### OBJECTIVE
Return every line below as is, leaving out the pictures.

### RAW DATA
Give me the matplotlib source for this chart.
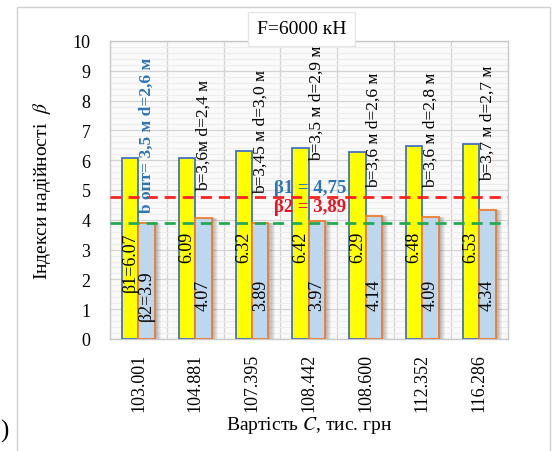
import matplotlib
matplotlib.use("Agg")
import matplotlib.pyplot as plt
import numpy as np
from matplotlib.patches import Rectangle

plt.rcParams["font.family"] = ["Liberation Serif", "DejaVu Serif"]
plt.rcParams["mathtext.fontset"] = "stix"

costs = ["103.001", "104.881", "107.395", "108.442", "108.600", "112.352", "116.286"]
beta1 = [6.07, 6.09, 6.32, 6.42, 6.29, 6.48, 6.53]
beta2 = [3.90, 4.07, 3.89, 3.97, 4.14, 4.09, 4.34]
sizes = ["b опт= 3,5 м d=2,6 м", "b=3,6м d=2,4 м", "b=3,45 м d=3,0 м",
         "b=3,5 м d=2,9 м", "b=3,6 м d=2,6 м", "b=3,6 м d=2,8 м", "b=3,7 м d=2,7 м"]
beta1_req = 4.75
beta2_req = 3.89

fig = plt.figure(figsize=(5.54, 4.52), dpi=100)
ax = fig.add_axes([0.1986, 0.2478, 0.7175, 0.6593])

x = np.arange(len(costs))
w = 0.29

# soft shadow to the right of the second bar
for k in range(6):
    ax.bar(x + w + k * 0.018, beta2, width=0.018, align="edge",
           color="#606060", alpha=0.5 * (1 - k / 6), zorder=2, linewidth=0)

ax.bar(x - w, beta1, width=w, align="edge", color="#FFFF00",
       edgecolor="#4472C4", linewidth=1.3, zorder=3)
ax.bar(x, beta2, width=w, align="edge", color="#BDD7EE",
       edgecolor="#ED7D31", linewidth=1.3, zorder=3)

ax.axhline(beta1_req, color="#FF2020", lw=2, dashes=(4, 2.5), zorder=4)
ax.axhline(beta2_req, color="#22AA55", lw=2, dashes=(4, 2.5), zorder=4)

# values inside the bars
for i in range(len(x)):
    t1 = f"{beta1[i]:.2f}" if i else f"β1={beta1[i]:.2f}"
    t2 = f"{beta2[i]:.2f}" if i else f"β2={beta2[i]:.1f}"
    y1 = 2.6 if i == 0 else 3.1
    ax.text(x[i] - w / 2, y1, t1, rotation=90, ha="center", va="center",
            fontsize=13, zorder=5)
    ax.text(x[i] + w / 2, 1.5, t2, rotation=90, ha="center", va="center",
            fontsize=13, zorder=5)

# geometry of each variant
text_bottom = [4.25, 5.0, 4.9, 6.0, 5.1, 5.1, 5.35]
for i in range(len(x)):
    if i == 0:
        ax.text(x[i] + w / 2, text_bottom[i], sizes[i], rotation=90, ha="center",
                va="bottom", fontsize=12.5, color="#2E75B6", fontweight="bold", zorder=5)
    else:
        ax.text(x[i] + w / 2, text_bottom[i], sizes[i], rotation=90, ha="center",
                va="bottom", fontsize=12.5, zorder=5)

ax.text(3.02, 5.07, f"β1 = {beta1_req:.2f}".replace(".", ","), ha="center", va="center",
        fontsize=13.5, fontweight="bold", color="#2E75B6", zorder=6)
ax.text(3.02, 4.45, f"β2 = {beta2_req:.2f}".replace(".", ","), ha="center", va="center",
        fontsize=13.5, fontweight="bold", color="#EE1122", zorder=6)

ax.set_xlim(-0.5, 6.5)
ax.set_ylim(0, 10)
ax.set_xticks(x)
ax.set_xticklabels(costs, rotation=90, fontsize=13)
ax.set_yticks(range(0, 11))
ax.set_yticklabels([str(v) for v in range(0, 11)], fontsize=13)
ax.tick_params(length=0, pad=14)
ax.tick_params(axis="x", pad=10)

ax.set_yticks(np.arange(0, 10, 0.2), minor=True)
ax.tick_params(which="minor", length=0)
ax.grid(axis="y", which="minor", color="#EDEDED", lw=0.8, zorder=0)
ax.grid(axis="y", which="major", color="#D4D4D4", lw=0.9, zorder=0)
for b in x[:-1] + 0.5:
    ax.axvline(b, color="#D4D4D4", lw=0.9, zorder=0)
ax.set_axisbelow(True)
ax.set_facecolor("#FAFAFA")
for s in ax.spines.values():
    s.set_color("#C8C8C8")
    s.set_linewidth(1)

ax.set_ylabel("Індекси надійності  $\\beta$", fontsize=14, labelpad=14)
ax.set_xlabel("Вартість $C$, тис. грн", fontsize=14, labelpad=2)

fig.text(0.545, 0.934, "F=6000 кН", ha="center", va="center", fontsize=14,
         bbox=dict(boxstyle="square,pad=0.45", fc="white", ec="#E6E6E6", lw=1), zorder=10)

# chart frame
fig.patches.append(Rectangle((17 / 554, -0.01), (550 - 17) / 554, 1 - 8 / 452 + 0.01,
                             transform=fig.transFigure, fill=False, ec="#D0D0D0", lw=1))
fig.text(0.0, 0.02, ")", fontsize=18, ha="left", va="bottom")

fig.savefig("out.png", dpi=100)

### FINAL RESULT
Give me the matplotlib source for this chart.
import matplotlib
matplotlib.use("Agg")
import matplotlib.pyplot as plt
import numpy as np
from matplotlib.patches import Rectangle

plt.rcParams["font.family"] = ["Liberation Serif", "DejaVu Serif"]
plt.rcParams["mathtext.fontset"] = "stix"

costs = ["103.001", "104.881", "107.395", "108.442", "108.600", "112.352", "116.286"]
beta1 = [6.07, 6.09, 6.32, 6.42, 6.29, 6.48, 6.53]
beta2 = [3.90, 4.07, 3.89, 3.97, 4.14, 4.09, 4.34]
sizes = ["b опт= 3,5 м d=2,6 м", "b=3,6м d=2,4 м", "b=3,45 м d=3,0 м",
         "b=3,5 м d=2,9 м", "b=3,6 м d=2,6 м", "b=3,6 м d=2,8 м", "b=3,7 м d=2,7 м"]
beta1_req = 4.75
beta2_req = 3.89

fig = plt.figure(figsize=(5.54, 4.52), dpi=100)
ax = fig.add_axes([0.1986, 0.2478, 0.7175, 0.6593])

x = np.arange(len(costs))
w = 0.29

# soft shadow to the right of the second bar
for k in range(6):
    ax.bar(x + w + k * 0.018, beta2, width=0.018, align="edge",
           color="#606060", alpha=0.5 * (1 - k / 6), zorder=2, linewidth=0)

ax.bar(x - w, beta1, width=w, align="edge", color="#FFFF00",
       edgecolor="#4472C4", linewidth=1.3, zorder=3)
ax.bar(x, beta2, width=w, align="edge", color="#BDD7EE",
       edgecolor="#ED7D31", linewidth=1.3, zorder=3)

ax.axhline(beta1_req, color="#FF2020", lw=2, dashes=(4, 2.5), zorder=4)
ax.axhline(beta2_req, color="#22AA55", lw=2, dashes=(4, 2.5), zorder=4)

# values inside the bars
for i in range(len(x)):
    t1 = f"{beta1[i]:.2f}" if i else f"β1={beta1[i]:.2f}"
    t2 = f"{beta2[i]:.2f}" if i else f"β2={beta2[i]:.1f}"
    y1 = 2.6 if i == 0 else 3.1
    ax.text(x[i] - w / 2, y1, t1, rotation=90, ha="center", va="center",
            fontsize=13, zorder=5)
    ax.text(x[i] + w / 2, 1.5, t2, rotation=90, ha="center", va="center",
            fontsize=13, zorder=5)

# geometry of each variant
text_bottom = [4.25, 5.0, 4.9, 6.0, 5.1, 5.1, 5.35]
for i in range(len(x)):
    if i == 0:
        ax.text(x[i] + w / 2, text_bottom[i], sizes[i], rotation=90, ha="center",
                va="bottom", fontsize=12.5, color="#2E75B6", fontweight="bold", zorder=5)
    else:
        ax.text(x[i] + w / 2, text_bottom[i], sizes[i], rotation=90, ha="center",
                va="bottom", fontsize=12.5, zorder=5)

ax.text(3.02, 5.07, f"β1 = {beta1_req:.2f}".replace(".", ","), ha="center", va="center",
        fontsize=13.5, fontweight="bold", color="#2E75B6", zorder=6)
ax.text(3.02, 4.45, f"β2 = {beta2_req:.2f}".replace(".", ","), ha="center", va="center",
        fontsize=13.5, fontweight="bold", color="#EE1122", zorder=6)

ax.set_xlim(-0.5, 6.5)
ax.set_ylim(0, 10)
ax.set_xticks(x)
ax.set_xticklabels(costs, rotation=90, fontsize=13)
ax.set_yticks(range(0, 11))
ax.set_yticklabels([str(v) for v in range(0, 11)], fontsize=13)
ax.tick_params(length=0, pad=14)
ax.tick_params(axis="x", pad=10)

ax.set_yticks(np.arange(0, 10, 0.2), minor=True)
ax.tick_params(which="minor", length=0)
ax.grid(axis="y", which="minor", color="#EDEDED", lw=0.8, zorder=0)
ax.grid(axis="y", which="major", color="#D4D4D4", lw=0.9, zorder=0)
for b in x[:-1] + 0.5:
    ax.axvline(b, color="#D4D4D4", lw=0.9, zorder=0)
ax.set_axisbelow(True)
ax.set_facecolor("#FAFAFA")
for s in ax.spines.values():
    s.set_color("#C8C8C8")
    s.set_linewidth(1)

ax.set_ylabel("Індекси надійності  $\\beta$", fontsize=14, labelpad=14)
ax.set_xlabel("Вартість $C$, тис. грн", fontsize=14, labelpad=2)

fig.text(0.545, 0.934, "F=6000 кН", ha="center", va="center", fontsize=14,
         bbox=dict(boxstyle="square,pad=0.45", fc="white", ec="#E6E6E6", lw=1), zorder=10)

# chart frame
fig.patches.append(Rectangle((17 / 554, -0.01), (550 - 17) / 554, 1 - 8 / 452 + 0.01,
                             transform=fig.transFigure, fill=False, ec="#D0D0D0", lw=1))
fig.text(0.0, 0.02, ")", fontsize=18, ha="left", va="bottom")

fig.savefig("out.png", dpi=100)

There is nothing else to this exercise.